If ducting is not properly sealed and insulated correctly in areas of the home, this could allow condensation moisture (and then mold) into the ducting. If there are issues elsewhere in the home causing the mold problem such as cooling coils, a leaking pipe or cracked duct allowing moisture inside, these issues must be corrected. Otherwise, the mold will keep coming back.


If your ducts are insulated and you suspect the insulation has gotten wet or dirty, they should be inspected visually. When the insulation has been exposed to water or has mold on it, it cannot be cleaned and should instead be removed and replaced. If your ducting passes over or past fiberglass that has mold or contamination it, this should also be replaced.
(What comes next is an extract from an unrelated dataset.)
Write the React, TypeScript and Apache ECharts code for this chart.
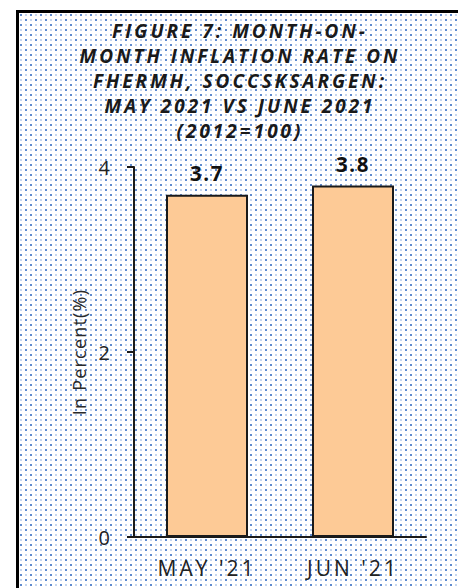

Homes with a fuel or wood-burning stove, fireplace, or furnace should have the HVAC system (including ducting) inspected and cleaned before winter. Build-up and soot can be dangerous from these systems and contribute to carbon monoxide poisoning.


When you decide to have your ducts cleaned, choose your service provider wisely. Some states require licensing for duct cleaners. Get a written agreement that spells out the total cost and scope, and how long it will take. Ask providers to show you or explain what contamination needs to be cleaned. Some duct cleaners insist you should get ducts cleaned just for the sake of cleaning them.

Understand what kind of ducting you have- is it sheet metal, fiberglass, or flex-duct? Ensure your service provider is equipped for all of these, as many homes have a combination of these kinds of HVAC components.

Be sure to ask what procedures they will use. Are their processes and equipment compliant with NADCA (National Air Duct Cleaners Association) standards? If your ducting is insulated, are they able to comply with NAIMA (North American Insulation Manufacturer’s Association) standards to ensure your HVAC system is not damaged or compromised? The EPA does not certify service providers, so avoid providers who claim to have this certification.

Avoid cleaners that use any techniques that would involve introducing any additional moisture into your ducts, i.e., steamers or high-pressure water cleaning.

Your service provider should answer all of your questions knowledgeably.

When your ducts are cleaned, there may be as much as 10 pounds of dust and debris removed. Shocking? Not really.

Proper maintenance and preventative measures of your home’s systems will keep you and your family safer and ensure you don’t get catastrophic surprises down the road. When you know the air you’re breathing in your home is not passing through a portal of potentially harmful contaminants, you can literally breathe easier.